Why did you decide to join Data for a Cause for WarChild Canada challenge?

Since I was a high school student, I’ve been proactively participating in volunteer activities of different non-profit organizations. Personally, volunteering is my way to try to make a little difference in the world by rolling up my sleeves and doing something for people in need.

Professionally, I would love to put my skills into a good use and learn by giving and sharing. I learnt about Data for a Cause from the Using Data for Social Good workshop at York University. Since then I was fascinated by the cause this organization has been promoting and I really wanted to be part of it.

Data for A Cause Challenge not only brings a meaningful purpose behind the visualization but also empowers both the non-profit organizations and the participants in many different ways. As a Tableau newbie with just one-year tableau experience, this challenge provides me the wonderful opportunity to sharpen my data visualization skills while making an impact by helping other non-profit organizations. This is definitely one of the most rewarding volunteer experiences I have ever had in which I truly learnt a ton while giving back.

How did you create your data visualization?

There is a four-step process I usually apply to create my visualization: (1) Know the purpose/goal (2) Get the data/Verify and Clean the data (3) Analysis/Visualization (4) Review: if my analysis/visualization meet the purpose/goal.

In War Child Canada's case, I started from reviewing the dataset and getting a sense of what’s going on. Before I dove deeply into the data set, I did an extensive research of War Child Canada and the situation in Afghanistan. I read through War Child Canada’s website, mission and vision, relevant articles, annual reports as well as open data from Human Rights Watch, UNICEF and IDMC.

I tried to get a holistic view of what their core values are and why it matters to the people whom they are helping now and to the people who want to help. By understanding the purpose and their core values, it’s easier to define the key metrics that may bring the most value and get to know what the key messages I may want to deliver through this data visualization. For me, this is the most important step in the data visualization process because it helps to strategize a good storyline to tell with data.

Next, I structured the story with simple questions that may intrigue people, such as “How bad is the situation?” “How does the organization help?” “What’s the impact they bring?” and pulled out the most relevant analysis to answer these questions.

In terms of analysis and visualization, it is a trial and error process for me. I played around the Show Me panel in Tableau and tried different graphs.

My rule of thumb is simplicity.
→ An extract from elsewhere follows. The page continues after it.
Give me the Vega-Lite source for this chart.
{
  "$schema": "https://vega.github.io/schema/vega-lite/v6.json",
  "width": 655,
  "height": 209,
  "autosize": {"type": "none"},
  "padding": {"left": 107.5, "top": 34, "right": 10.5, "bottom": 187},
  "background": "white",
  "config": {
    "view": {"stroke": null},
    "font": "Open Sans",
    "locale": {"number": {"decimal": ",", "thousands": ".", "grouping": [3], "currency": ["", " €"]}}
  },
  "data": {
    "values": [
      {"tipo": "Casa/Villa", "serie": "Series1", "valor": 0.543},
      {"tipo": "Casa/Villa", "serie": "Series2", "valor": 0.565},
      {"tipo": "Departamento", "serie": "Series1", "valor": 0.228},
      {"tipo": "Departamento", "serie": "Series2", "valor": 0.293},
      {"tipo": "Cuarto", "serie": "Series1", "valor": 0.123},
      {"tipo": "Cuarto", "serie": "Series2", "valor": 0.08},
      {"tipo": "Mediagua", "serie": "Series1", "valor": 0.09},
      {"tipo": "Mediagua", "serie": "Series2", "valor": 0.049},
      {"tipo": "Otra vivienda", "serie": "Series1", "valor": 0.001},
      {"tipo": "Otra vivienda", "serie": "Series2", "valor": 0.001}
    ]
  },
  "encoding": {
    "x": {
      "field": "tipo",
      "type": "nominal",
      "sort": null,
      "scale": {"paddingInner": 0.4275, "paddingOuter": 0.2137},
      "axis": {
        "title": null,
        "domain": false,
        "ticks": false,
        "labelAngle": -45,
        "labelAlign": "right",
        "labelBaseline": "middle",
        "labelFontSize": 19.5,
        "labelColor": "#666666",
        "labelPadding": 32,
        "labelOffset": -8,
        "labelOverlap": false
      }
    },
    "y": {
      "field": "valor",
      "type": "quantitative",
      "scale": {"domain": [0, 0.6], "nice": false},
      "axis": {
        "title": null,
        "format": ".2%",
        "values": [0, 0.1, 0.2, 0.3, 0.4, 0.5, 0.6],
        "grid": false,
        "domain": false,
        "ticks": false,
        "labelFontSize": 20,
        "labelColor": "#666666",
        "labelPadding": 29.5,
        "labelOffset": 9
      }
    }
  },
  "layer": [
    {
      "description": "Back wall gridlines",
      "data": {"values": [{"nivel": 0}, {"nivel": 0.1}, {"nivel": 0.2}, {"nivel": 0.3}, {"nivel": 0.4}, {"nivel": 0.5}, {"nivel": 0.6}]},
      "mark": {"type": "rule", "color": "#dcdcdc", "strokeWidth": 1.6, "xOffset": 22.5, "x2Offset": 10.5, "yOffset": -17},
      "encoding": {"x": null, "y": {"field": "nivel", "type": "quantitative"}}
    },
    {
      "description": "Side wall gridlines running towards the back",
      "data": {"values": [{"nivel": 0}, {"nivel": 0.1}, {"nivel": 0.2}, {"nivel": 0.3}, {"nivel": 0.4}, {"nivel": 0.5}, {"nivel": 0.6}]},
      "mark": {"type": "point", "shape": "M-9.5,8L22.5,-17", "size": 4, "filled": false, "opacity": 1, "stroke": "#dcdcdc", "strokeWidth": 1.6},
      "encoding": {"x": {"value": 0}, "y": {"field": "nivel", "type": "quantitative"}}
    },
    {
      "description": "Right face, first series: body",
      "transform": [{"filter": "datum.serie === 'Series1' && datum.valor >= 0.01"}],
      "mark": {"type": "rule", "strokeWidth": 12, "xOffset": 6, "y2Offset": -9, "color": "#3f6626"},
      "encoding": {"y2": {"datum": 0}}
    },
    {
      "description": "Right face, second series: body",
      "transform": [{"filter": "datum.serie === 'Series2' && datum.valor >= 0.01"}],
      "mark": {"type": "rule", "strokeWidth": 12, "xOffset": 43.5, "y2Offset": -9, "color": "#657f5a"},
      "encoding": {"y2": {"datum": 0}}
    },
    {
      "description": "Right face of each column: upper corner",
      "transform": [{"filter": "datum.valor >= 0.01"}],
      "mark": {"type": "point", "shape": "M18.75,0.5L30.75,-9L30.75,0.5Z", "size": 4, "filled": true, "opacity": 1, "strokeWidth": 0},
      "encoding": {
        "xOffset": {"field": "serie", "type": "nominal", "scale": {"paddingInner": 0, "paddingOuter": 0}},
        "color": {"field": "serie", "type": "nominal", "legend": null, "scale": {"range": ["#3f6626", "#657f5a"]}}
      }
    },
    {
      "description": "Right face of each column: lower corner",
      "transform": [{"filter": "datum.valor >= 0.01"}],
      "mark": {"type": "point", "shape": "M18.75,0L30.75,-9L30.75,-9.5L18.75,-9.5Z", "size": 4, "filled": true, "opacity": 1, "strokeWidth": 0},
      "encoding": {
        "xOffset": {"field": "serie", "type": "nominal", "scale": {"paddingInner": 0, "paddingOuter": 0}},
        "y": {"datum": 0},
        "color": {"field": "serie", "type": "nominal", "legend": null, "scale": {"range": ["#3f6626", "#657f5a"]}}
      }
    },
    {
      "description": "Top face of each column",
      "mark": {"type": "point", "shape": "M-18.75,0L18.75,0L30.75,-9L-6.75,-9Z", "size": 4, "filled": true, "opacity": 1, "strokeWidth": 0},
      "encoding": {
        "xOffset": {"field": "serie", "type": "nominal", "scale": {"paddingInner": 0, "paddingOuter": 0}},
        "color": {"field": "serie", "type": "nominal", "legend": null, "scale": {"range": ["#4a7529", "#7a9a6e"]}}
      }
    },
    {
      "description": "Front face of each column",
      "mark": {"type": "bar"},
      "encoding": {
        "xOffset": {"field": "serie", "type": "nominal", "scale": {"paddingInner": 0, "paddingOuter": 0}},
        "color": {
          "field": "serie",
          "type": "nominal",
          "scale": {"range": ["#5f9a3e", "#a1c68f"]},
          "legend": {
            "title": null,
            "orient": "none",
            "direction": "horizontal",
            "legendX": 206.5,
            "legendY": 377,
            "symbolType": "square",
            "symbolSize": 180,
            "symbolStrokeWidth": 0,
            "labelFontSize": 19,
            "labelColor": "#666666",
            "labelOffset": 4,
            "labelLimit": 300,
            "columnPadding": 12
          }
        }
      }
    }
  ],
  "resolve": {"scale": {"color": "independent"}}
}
I love to present any dashboard in a simple and elegant way to communicate the story with minimum text explanation. Holding up this rule in my mind, I tried to apply as few metrics as possible to answer the questions I ask in each section of my visualization.

One of the biggest challenges I’ve encountered in this case was to visualize 26 UNICEFF metrics that represent inequality situation in Afghanistan in one graph. I wanted to design it with a visualization like “People Graph” in excel but there’s no such function in Tableau. In doing my research, I found Tableau Community Forums to be a great resource to learn advanced visualization skills from other masters. I ended up finding a creative solution shared in the Forum.

When I'm finished with plotting all graphs and metrics in the dashboard, I’d ask myself if my visualization achieves the goal I wanted it to achieve or if my metrics and graphics well answer my questions in each section. This is the final review part in my data visualization process – to evaluate if my analysis and visualization meet the purpose.